What They Discovered: The "Design Maps"
Using their Crystal Ball, they created a map of the "chocolate chip universe." They found that different arrangements create different superpowers:
- The Energy Saver (High Performance Capacitors): They found that if you arrange the chips in thin, alternating layers (like a lasagna), the material becomes amazing at storing energy with very little waste. It's like a sponge that soaks up water but doesn't leak a drop.
- The Strong Mover (Actuators): If you arrange the chips in vertical walls (like a fence), the material becomes very strong at moving when you apply electricity.
- The Quiet One: Some arrangements make the material "quiet," meaning it doesn't vibrate or move much, which is great for stable electronics.
The Analogy: The Orchestra
Think of the material as an orchestra.
- The Ingredients: The musicians (Barium, Titanium, Zirconium).
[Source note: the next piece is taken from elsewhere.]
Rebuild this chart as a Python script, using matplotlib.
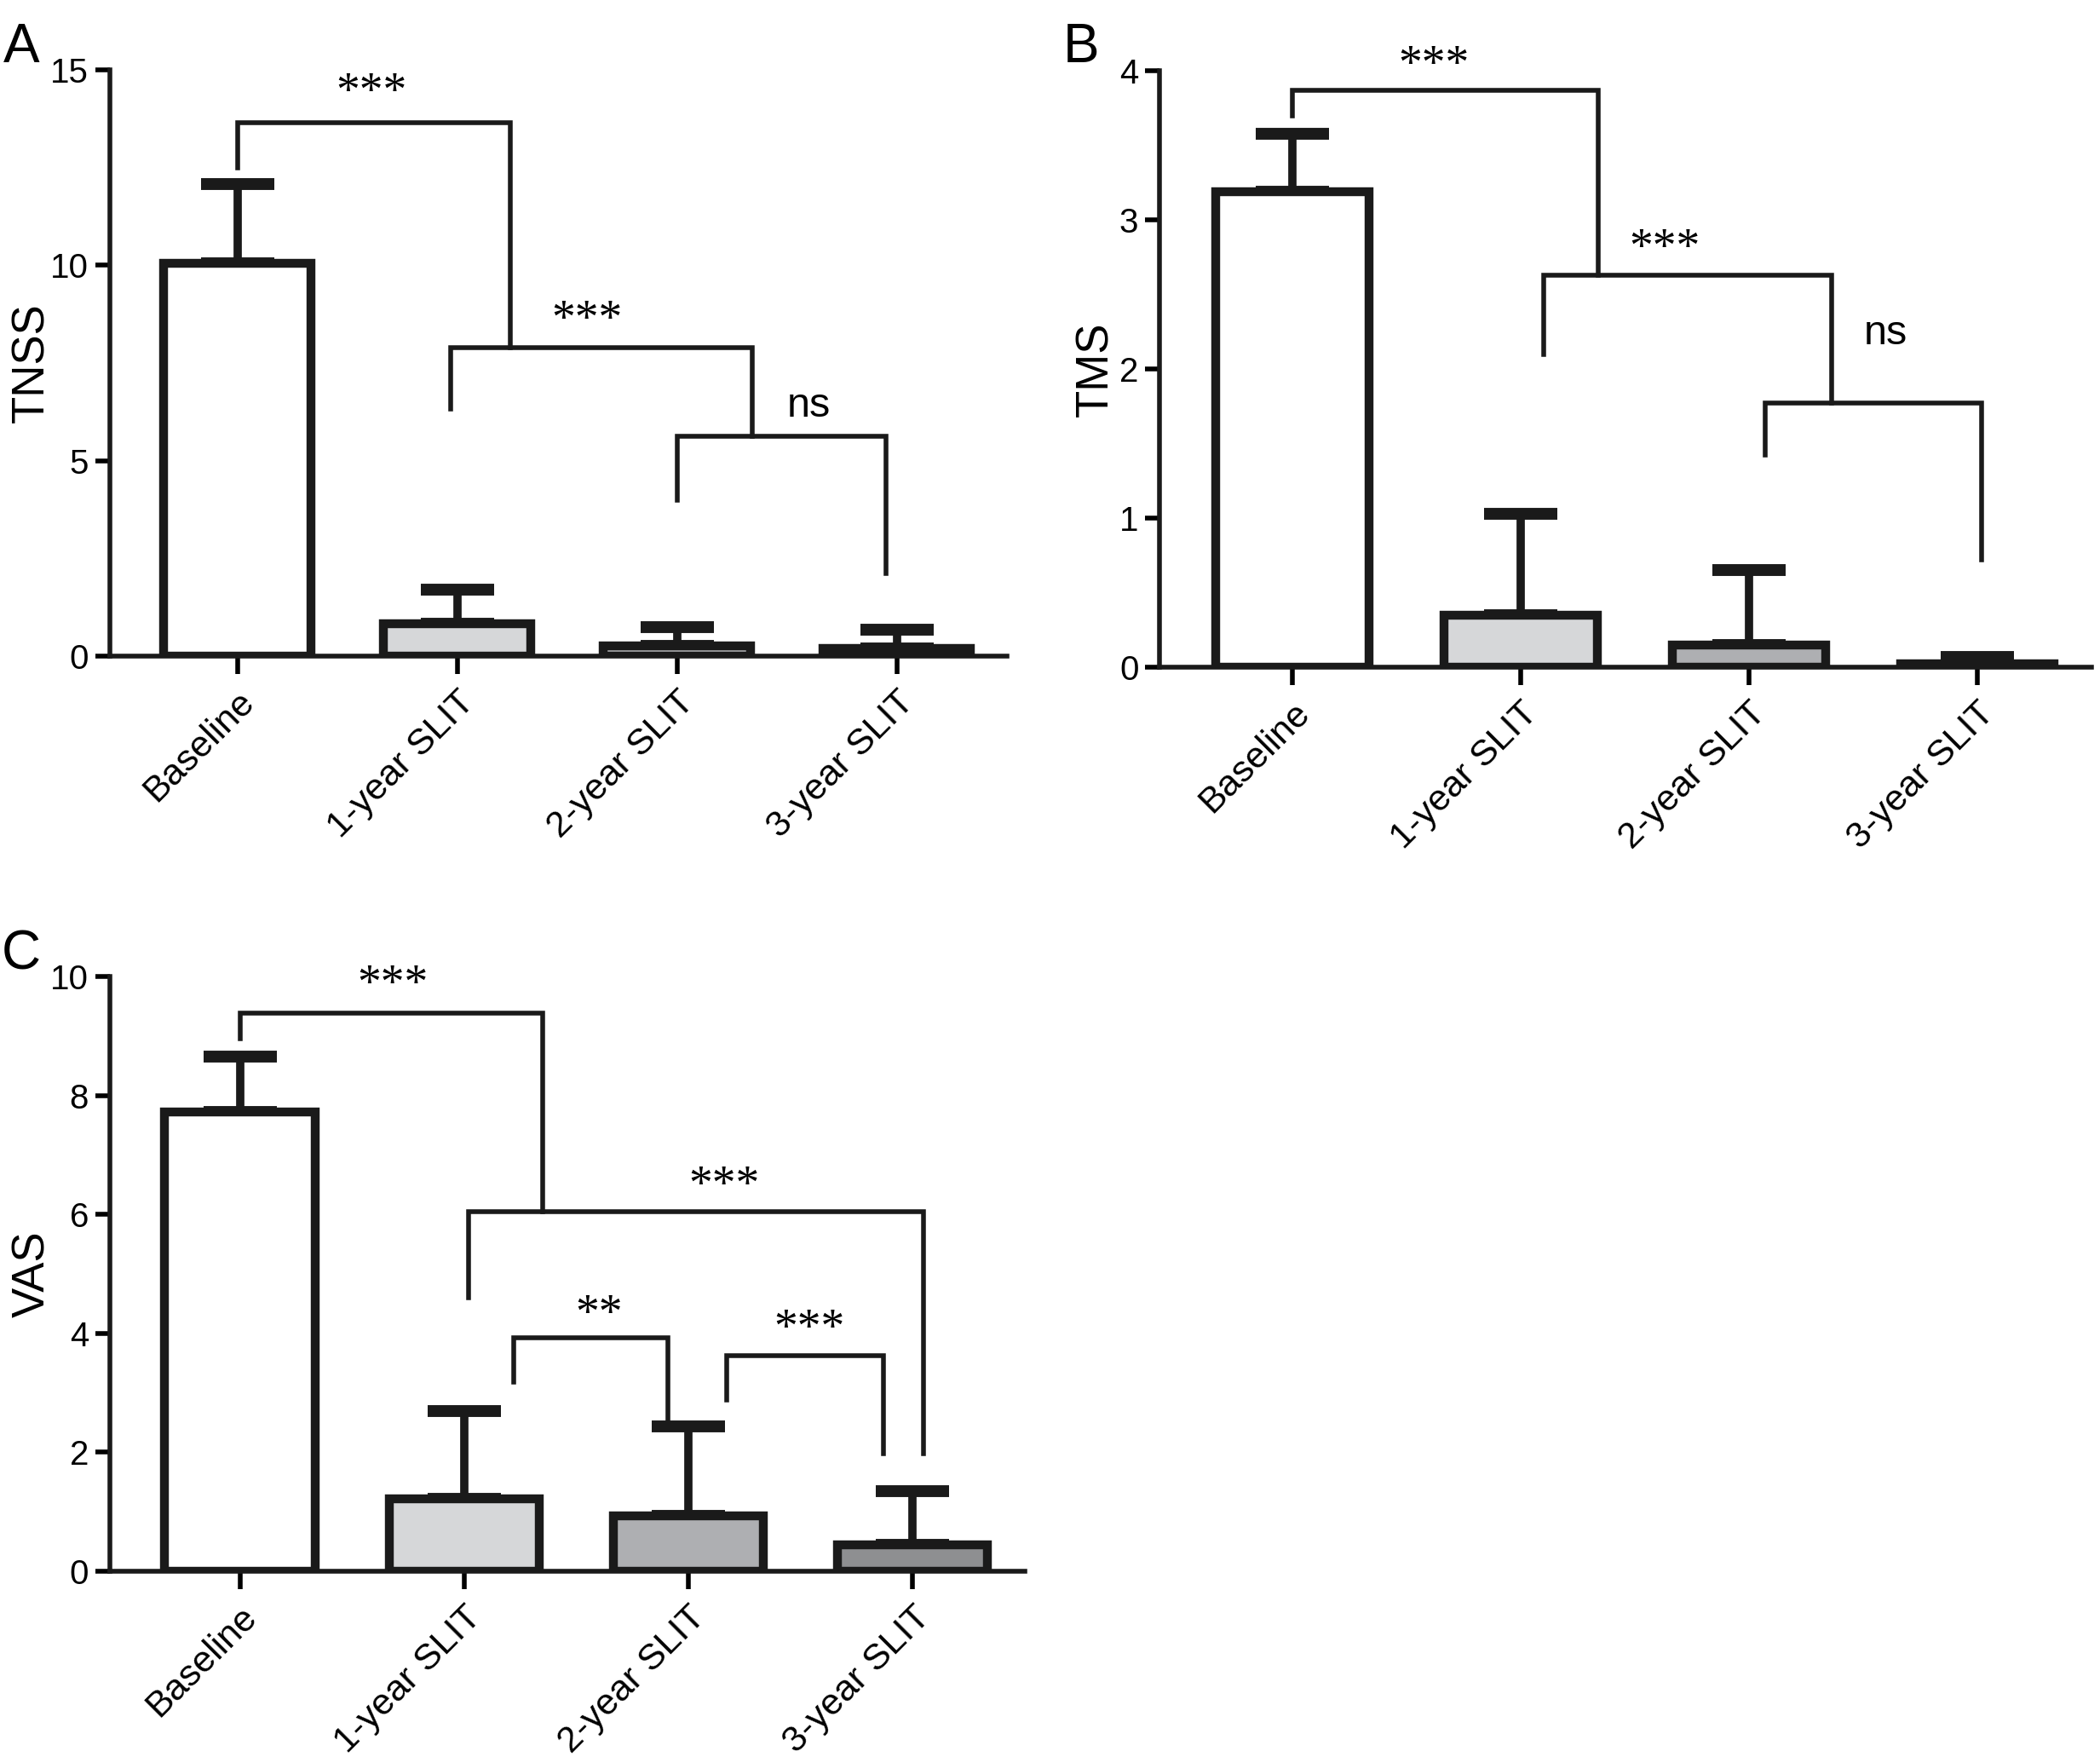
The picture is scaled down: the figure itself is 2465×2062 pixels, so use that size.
import matplotlib.pyplot as plt
import numpy as np

groups = ["Baseline", "1-year SLIT", "2-year SLIT", "3-year SLIT"]

# panel A - TNSS
tnss_mean = [10.05, 0.82, 0.27, 0.20]
tnss_sd = [2.04, 0.89, 0.48, 0.48]
# panel B - TMS
tms_mean = [3.19, 0.35, 0.15, 0.02]
tms_sd = [0.39, 0.68, 0.50, 0.05]
# panel C - VAS
vas_mean = [7.72, 1.22, 0.93, 0.45]
vas_sd = [0.93, 1.48, 1.50, 0.90]

# brackets: (x_left, x_right, y_top, y_left_end, y_right_end, label, x_text, y_text)
tnss_brackets = [
    (0.0, 1.24, 13.66, 12.5, 7.9, "***", 0.61, 14.4),
    (0.97, 2.34, 7.9, 6.33, 5.62, "***", 1.59, 8.56),
    (2.0, 2.95, 5.62, 4.0, 2.12, "ns", 2.6, 6.4),
]
tms_brackets = [
    (0.0, 1.34, 3.87, 3.70, 2.63, "***", 0.62, 4.03),
    (1.10, 2.36, 2.63, 2.10, 1.77, "***", 1.63, 2.80),
    (2.07, 3.02, 1.77, 1.42, 0.72, "ns", 2.60, 2.24),
]
vas_brackets = [
    (0.0, 1.35, 9.39, 8.96, 6.04, "***", 0.68, 9.84),
    (1.02, 3.05, 6.04, 4.6, 1.98, "***", 2.16, 6.46),
    (1.22, 1.91, 3.92, 3.18, 2.43, "**", 1.60, 4.30),
    (2.17, 2.87, 3.63, 2.88, 1.98, "***", 2.54, 4.05),
]

ink = "#1a1a1a"

plt.rcParams['font.family'] = ['Liberation Sans', 'DejaVu Sans']

fig = plt.figure(figsize=(24.65, 20.62), dpi=100)


def draw_panel(rect, means, sds, ymax, yticks, ylabel, brackets, bar_colors, label_x):
    ax = fig.add_axes(rect)
    x = np.arange(len(groups))
    ax.errorbar(x, means, yerr=[np.zeros(len(sds)), sds], fmt='none',
                ecolor=ink, elinewidth=7, capsize=31, capthick=10, zorder=1)
    ax.bar(x, means, width=0.67, color=bar_colors, edgecolor=ink,
           linewidth=7.5, zorder=2)
    for xl, xr, yt, yl, yr, lab, xt, ytt in brackets:
        ax.plot([xl, xl, xr, xr], [yl, yt, yt, yr], color=ink, lw=4,
                solid_joinstyle='miter', clip_on=False)
        if lab == "ns":
            ax.text(xt, ytt, lab, ha='center', va='center', fontsize=35)
        else:
            ax.text(xt, ytt, lab, ha='center', va='center', fontsize=40,
                    family='Liberation Serif')
    ax.set_xlim(-0.58, 3.5)
    ax.set_ylim(0, ymax)
    ax.set_yticks(yticks)
    ax.set_xticks(x)
    ax.set_xticklabels(groups, rotation=45, ha='right', rotation_mode='anchor',
                       fontsize=31)
    ax.tick_params(axis='y', labelsize=29, length=12, width=4, pad=6)
    ax.tick_params(axis='x', length=15, width=4, pad=9)
    for s in ['top', 'right']:
        ax.spines[s].set_visible(False)
    for s in ['left', 'bottom']:
        ax.spines[s].set_linewidth(4)
        ax.spines[s].set_color(ink)
    ax.set_ylabel(ylabel, fontsize=38)
    ax.yaxis.set_label_coords(label_x, 0.5)
    return ax


axA = draw_panel([0.0523, 0.6266, 0.4272, 0.3336], tnss_mean, tnss_sd, 15,
                 [0, 5, 10, 15], "TNSS", tnss_brackets,
                 ["#ffffff", "#d6d7d9", "#aeafb2", "#98999b"], -0.063)
axB = draw_panel([0.5523, 0.6203, 0.4437, 0.3394], tms_mean, tms_sd, 4,
                 [0, 1, 2, 3, 4], "TMS", tms_brackets,
                 ["#ffffff", "#d6d7d9", "#aeafb2", "#98999b"], -0.046)
axC = draw_panel([0.0523, 0.1057, 0.4357, 0.3385], vas_mean, vas_sd, 10,
                 [0, 2, 4, 6, 8, 10], "VAS", vas_brackets,
                 ["#ffffff", "#d6d7d9", "#aeafb2", "#8e8f91"], -0.061)

fig.text(0.0102, 0.973, "A", fontsize=46, va='center', ha='center')
fig.text(0.515, 0.973, "B", fontsize=46, va='center', ha='center')
fig.text(0.0102, 0.4566, "C", fontsize=46, va='center', ha='center')

fig.savefig("out.png", dpi=100, facecolor='white')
- The Average Concentration: How many violinists are in the room.
- The Distribution: Where the violinists are sitting.
If you put all the violinists in the back, the sound is different than if you scatter them evenly or put them in a circle. The paper shows that by rearranging the "musicians" (the atoms) without changing the number of musicians, you can change the music from a soft lullaby (easy switching) to a loud rock anthem (strong movement) or a perfect harmony (high energy storage).
Why This Matters
This is a huge leap forward because:
- Speed: Instead of waiting years to test materials, we can now design them in minutes.
- Precision: We can stop guessing and start engineering. If we want a material that stores energy and doesn't vibrate, we can now look at the map and find the exact "layering recipe" to get it.
- The Future: This method isn't just for this one ceramic. It's a new way of thinking that can be applied to almost any material where the arrangement of atoms matters.
In short: The authors stopped just counting ingredients and started learning how to arrange them like a master architect, using a super-smart AI to find the perfect blueprints for the next generation of electronic devices.